Ora che l’Fbi è riuscita, con l’intervento di un “soggetto terzo” (probabilmente la società israeliana Cellebrite) a entrare nell’iPhone dell’attentatore di San Bernardino per estrarne i dati, il governo americano può porre fine alla sua battaglia in tribunale con Apple. Tutto risolto dunque sul piano giuridico? Sicurezza e privacy possono tornare ad andare d’accordo?
La vicenda ha gettato un’ombra sui due contendenti: la reputazione del sistema operativo di Apple come “inviolabile” sembra intaccata, visto che qualcuno lo ha violato, mentre la credibilità dell’Fbi è stata messa a dura prova, visto l’insistenza con cui i federali hanno chiesto per settimane agli ingegneri di Cupertino di sviluppare in codice ad hoc per aggirare le impostazioni di sicurezza dell’iPhone perché nessun altro avrebbe potuto farlo, quando poi si è dimostrato che non era così. Ma non solo: secondo il Financial Times, nemmeno le battaglie in tribunale si chiudono qui e il braccio di ferro sul tema dell’encryption impone una soluzione politica difficile da raggiungere.
“La questione non è sistemata”, afferma James Langevin, parlamentare Democratico del Rhode Island. “L’ideale sarebbe far sì che la comunità hitech, le agenzie di law enforcement e le associazioni per la privacy lavorassero insieme per arrivare a una soluzione”.
Ma la collaborazione e la soluzione condivisa non sembrano all’orizzonte. Michael McCaul, presidente dell’House Homeland Security Committee, ha presentato una proposta di legge per la creazione di un comitato di 16 membri il cui compito sarà raccomandare delle modifiche alla politica del governo sull’encryption. Anche se Langevin, co-firmatario della proposta di legge, spera di iniziare il dibattito sulla nuova legge già nelle prossime settimane, nessuna data è stata fissata.
Richard Burr, presidente del Senate Intelligence Committee, e la senatrice Dianne Feinstein, vice-presidente, presenteranno il prossimo mese una legge che vuole imporre alle aziende di collaborare con le forze dell’ordine per decifrare le informazioni criptate.
Tuttavia, se queste leggi saranno approvate, non esiste alcuna garanzia che la Silicon Valley sarà felice di collaborare. Molte aziende, tra cui Apple, hanno già protestato contro i nuovi poteri concessi alla sorveglianza elettronica dalla proposta di legge presentata nel Regno Unito (Uk Investigatory Powers Bill), che il Parlamento britannico sta discutendo in queste settimane. Un’analoga resistenza è attesa negli Stati Uniti.

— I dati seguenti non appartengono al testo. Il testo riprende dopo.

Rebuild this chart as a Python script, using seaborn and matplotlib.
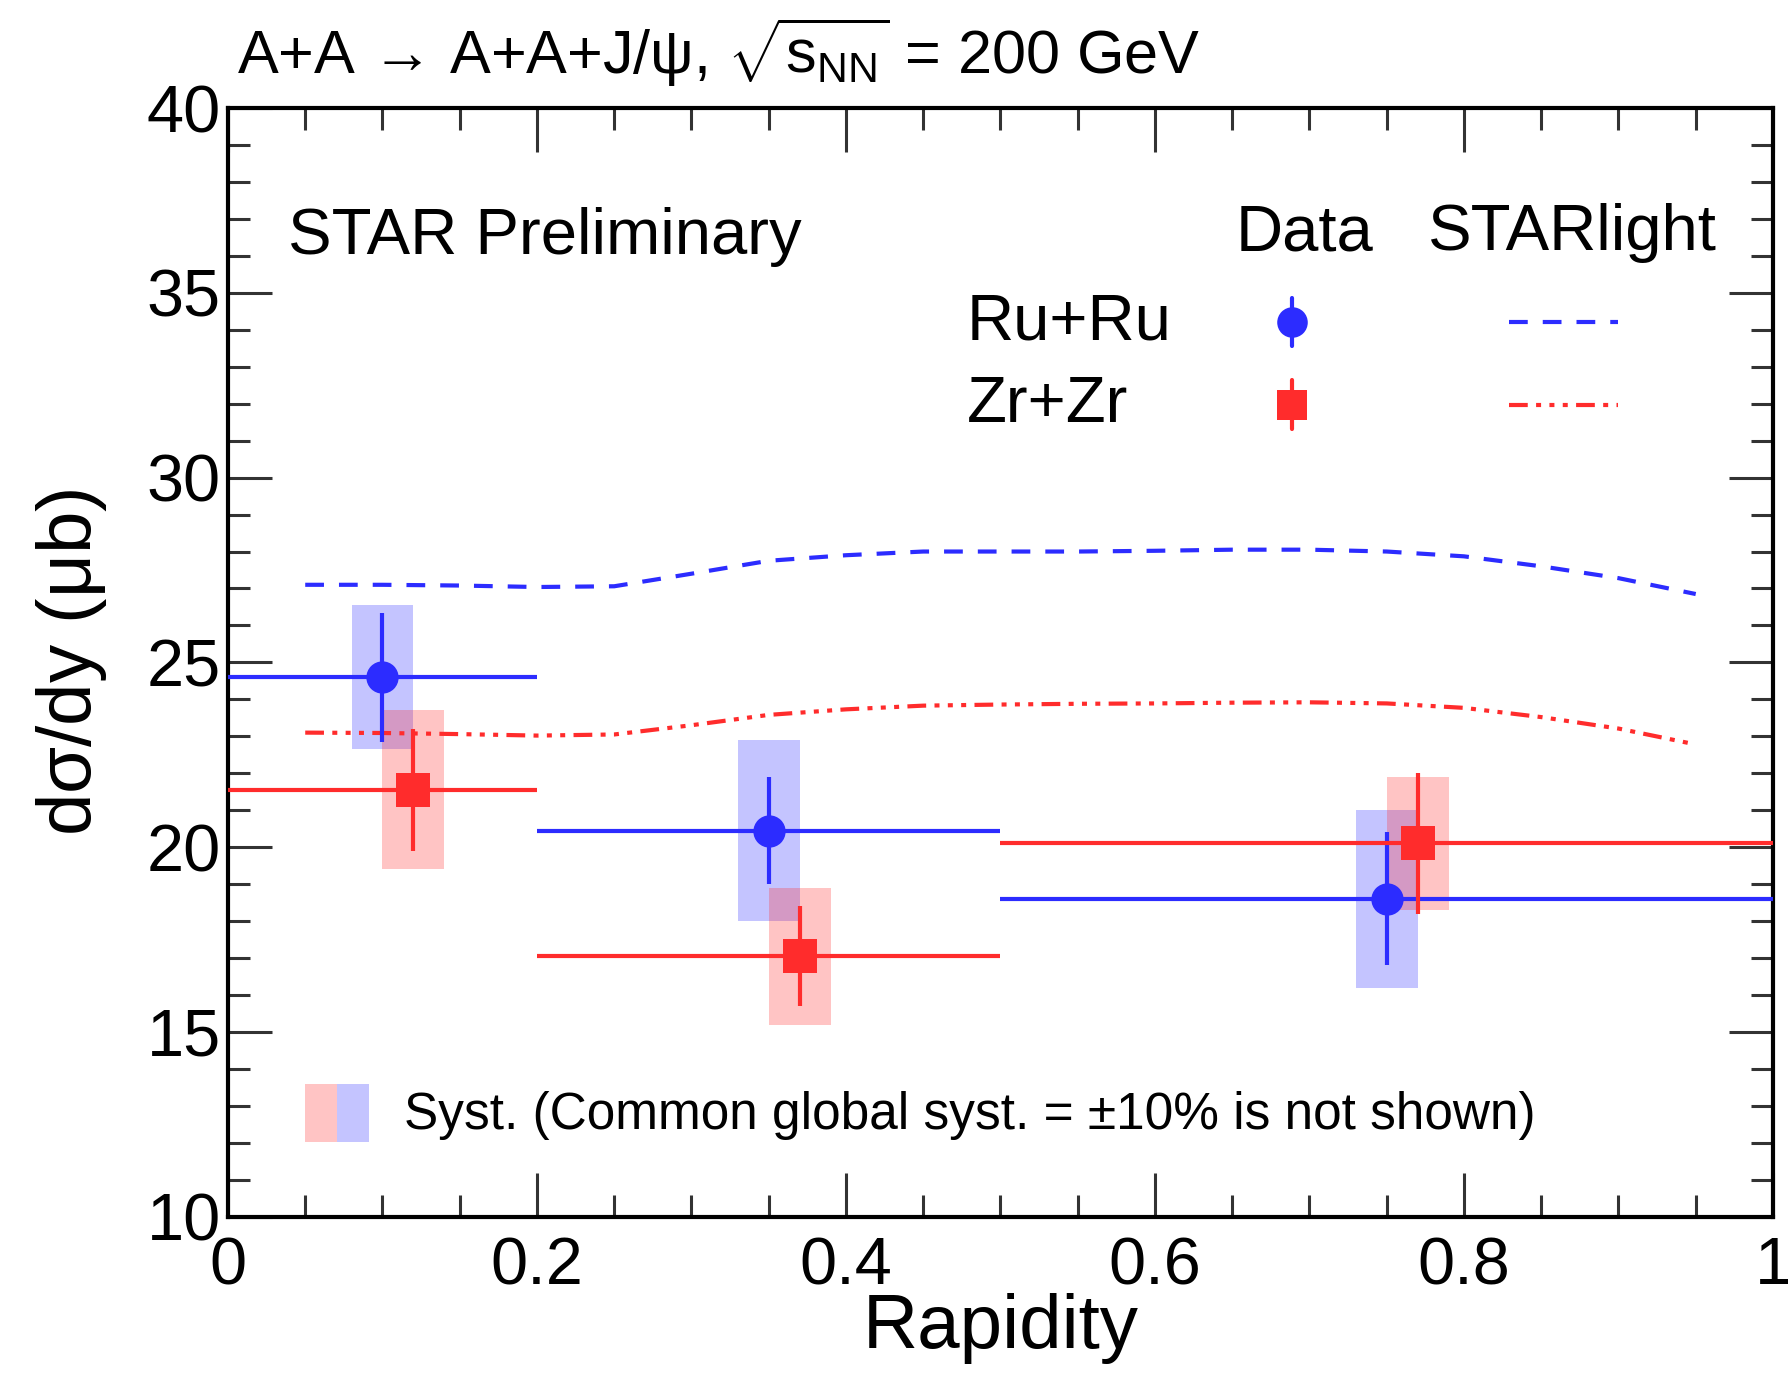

Secondo gli esperti, perciò, si prepara una stagione di battaglie legali negli Usa contro le richieste delle agenzie del governo di “entrare” nelle comunicazioni elettroniche. Inoltre, le forze di polizia locali vogliono chiedere all’Fbi di svelare la metodologia usata per accedere all’iPhone 5c di Syed Rizwan Farook che ha fatto fuoco a San Bernardino (l’Fbi, invece, per ora non ha dato alcuna garanzia che renderà nota la tecnologia usata). Cyrus Vance, procuratore distrettuale a Manhattan, ha dichiarato che il suo ufficio ha mandati per estrarre dati da 175 iPhone di persone sospettate in vari crimini che finora non ha potuto eseguire.
“Ci troveremo davanti allo stesso braccio di ferro ancora molte volte, il dibattito non è chiuso”, secondo Adam Segal, autore del libro “The Hacked World Order: How Nations Fight, Trade, Maneuver, and Manipulate in the Digital Age”. Apple e tutte le altre aziende che offrono servizi per scambiare messaggi e comunicazioni in modo sicuro continuano a rischiare ingiunzioni del tribunale per sbloccare le loro impostazioni di sicurezza, concorda Phil Lee, partner dello studio legale Fieldfisher, nella Silicon Valley. “I criminali e i terroristi continuano a usare il mobile messaging. Gli utenti sono preoccupati per la loro privacy. Il problema non è risolto”.
Infatti, il dipartimento di Giustizia americano non ha escluso nuove azioni legali verso Apple. Cupertino, da parte sua, sta rafforzando la sicurezza dei suoi sistemi, tra cui la cifratura usata nello storage online iCloud, secondo fonti del Financial Times, pur avendo dichiarato che è pronta a partecipare a “un dibattito nazionale sulle nostre libertà civili e la sicurezza e privacy collettive”.